-- start of INFORMATION SUPPLIED --
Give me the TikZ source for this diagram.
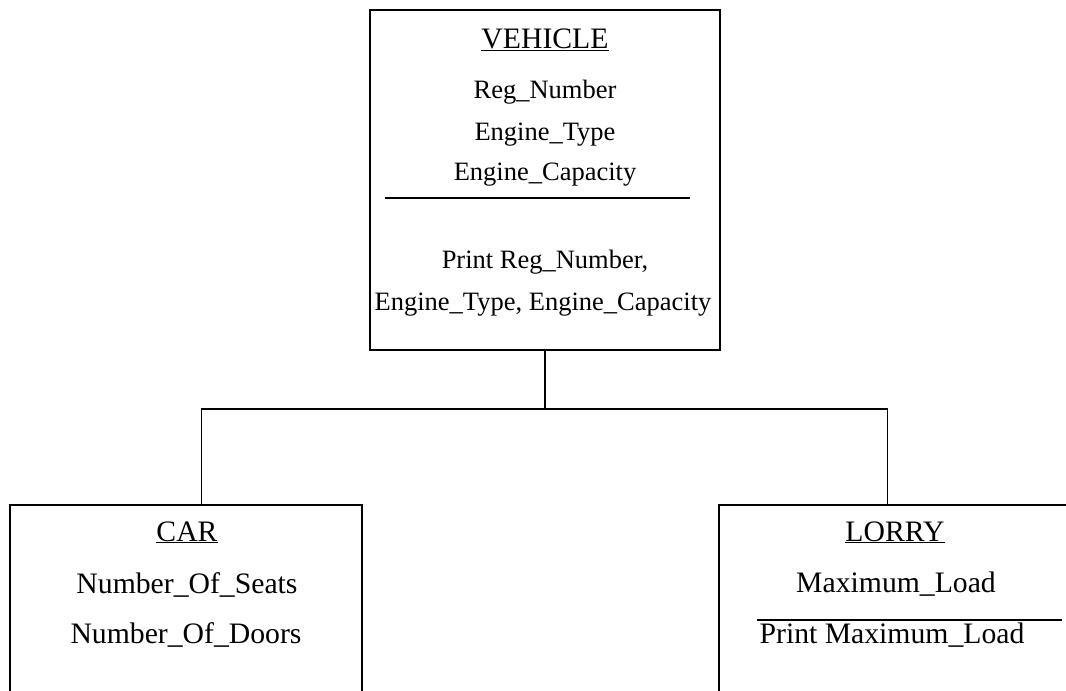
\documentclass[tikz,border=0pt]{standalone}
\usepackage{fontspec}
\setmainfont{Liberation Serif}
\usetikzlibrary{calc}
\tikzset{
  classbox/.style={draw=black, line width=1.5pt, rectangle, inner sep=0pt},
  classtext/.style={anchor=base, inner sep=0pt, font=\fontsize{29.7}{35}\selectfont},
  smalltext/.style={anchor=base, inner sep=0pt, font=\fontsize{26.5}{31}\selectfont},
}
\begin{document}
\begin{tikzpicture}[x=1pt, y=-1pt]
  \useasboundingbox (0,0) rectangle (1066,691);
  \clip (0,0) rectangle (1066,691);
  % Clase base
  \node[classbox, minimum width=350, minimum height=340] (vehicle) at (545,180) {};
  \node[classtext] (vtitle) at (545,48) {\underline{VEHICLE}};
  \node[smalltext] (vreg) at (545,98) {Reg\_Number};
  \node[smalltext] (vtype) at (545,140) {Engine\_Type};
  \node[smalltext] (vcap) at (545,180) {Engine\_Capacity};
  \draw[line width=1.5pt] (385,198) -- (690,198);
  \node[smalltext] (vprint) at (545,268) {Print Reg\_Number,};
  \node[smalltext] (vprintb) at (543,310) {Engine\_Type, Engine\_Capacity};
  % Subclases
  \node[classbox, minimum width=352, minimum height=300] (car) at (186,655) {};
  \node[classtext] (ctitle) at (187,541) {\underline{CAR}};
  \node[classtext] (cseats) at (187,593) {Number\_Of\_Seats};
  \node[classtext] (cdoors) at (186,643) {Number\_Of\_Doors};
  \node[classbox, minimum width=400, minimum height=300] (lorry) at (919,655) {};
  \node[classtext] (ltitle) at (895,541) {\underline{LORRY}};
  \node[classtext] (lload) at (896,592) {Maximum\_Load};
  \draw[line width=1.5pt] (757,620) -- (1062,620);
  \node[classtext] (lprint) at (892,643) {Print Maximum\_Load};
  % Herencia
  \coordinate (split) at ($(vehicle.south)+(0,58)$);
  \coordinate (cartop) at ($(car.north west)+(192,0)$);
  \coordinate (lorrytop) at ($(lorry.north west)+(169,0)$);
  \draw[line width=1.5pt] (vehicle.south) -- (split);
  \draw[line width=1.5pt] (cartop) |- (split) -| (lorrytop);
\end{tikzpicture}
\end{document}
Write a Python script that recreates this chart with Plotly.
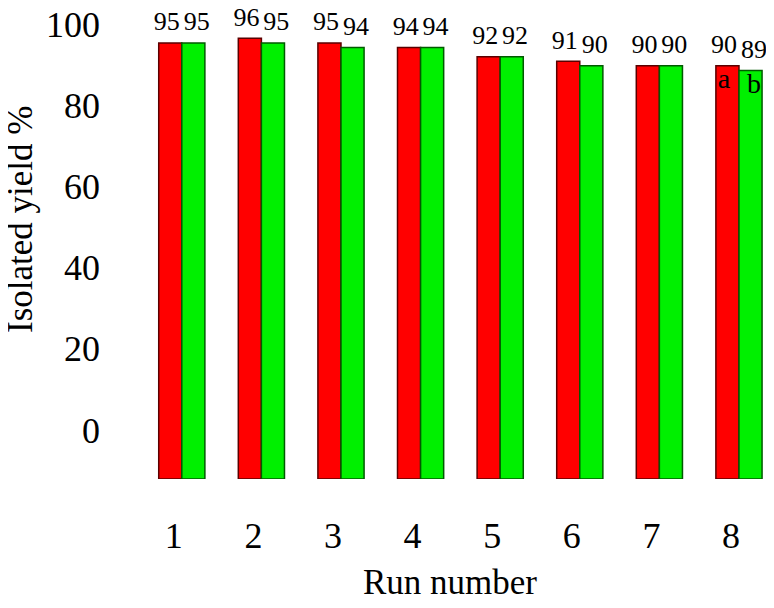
-- end of INFORMATION SUPPLIED --
● WORK TO DO:
Write the lines above out again exactly, without any of their pictures.

● FINISHED ANSWER:
Give me the TikZ source for this diagram.
\documentclass[tikz,border=0pt]{standalone}
\usepackage{fontspec}
\setmainfont{Liberation Serif}
\usetikzlibrary{calc}
\tikzset{
  classbox/.style={draw=black, line width=1.5pt, rectangle, inner sep=0pt},
  classtext/.style={anchor=base, inner sep=0pt, font=\fontsize{29.7}{35}\selectfont},
  smalltext/.style={anchor=base, inner sep=0pt, font=\fontsize{26.5}{31}\selectfont},
}
\begin{document}
\begin{tikzpicture}[x=1pt, y=-1pt]
  \useasboundingbox (0,0) rectangle (1066,691);
  \clip (0,0) rectangle (1066,691);
  % Clase base
  \node[classbox, minimum width=350, minimum height=340] (vehicle) at (545,180) {};
  \node[classtext] (vtitle) at (545,48) {\underline{VEHICLE}};
  \node[smalltext] (vreg) at (545,98) {Reg\_Number};
  \node[smalltext] (vtype) at (545,140) {Engine\_Type};
  \node[smalltext] (vcap) at (545,180) {Engine\_Capacity};
  \draw[line width=1.5pt] (385,198) -- (690,198);
  \node[smalltext] (vprint) at (545,268) {Print Reg\_Number,};
  \node[smalltext] (vprintb) at (543,310) {Engine\_Type, Engine\_Capacity};
  % Subclases
  \node[classbox, minimum width=352, minimum height=300] (car) at (186,655) {};
  \node[classtext] (ctitle) at (187,541) {\underline{CAR}};
  \node[classtext] (cseats) at (187,593) {Number\_Of\_Seats};
  \node[classtext] (cdoors) at (186,643) {Number\_Of\_Doors};
  \node[classbox, minimum width=400, minimum height=300] (lorry) at (919,655) {};
  \node[classtext] (ltitle) at (895,541) {\underline{LORRY}};
  \node[classtext] (lload) at (896,592) {Maximum\_Load};
  \draw[line width=1.5pt] (757,620) -- (1062,620);
  \node[classtext] (lprint) at (892,643) {Print Maximum\_Load};
  % Herencia
  \coordinate (split) at ($(vehicle.south)+(0,58)$);
  \coordinate (cartop) at ($(car.north west)+(192,0)$);
  \coordinate (lorrytop) at ($(lorry.north west)+(169,0)$);
  \draw[line width=1.5pt] (vehicle.south) -- (split);
  \draw[line width=1.5pt] (cartop) |- (split) -| (lorrytop);
\end{tikzpicture}
\end{document}
Write a Python script that recreates this chart with Plotly.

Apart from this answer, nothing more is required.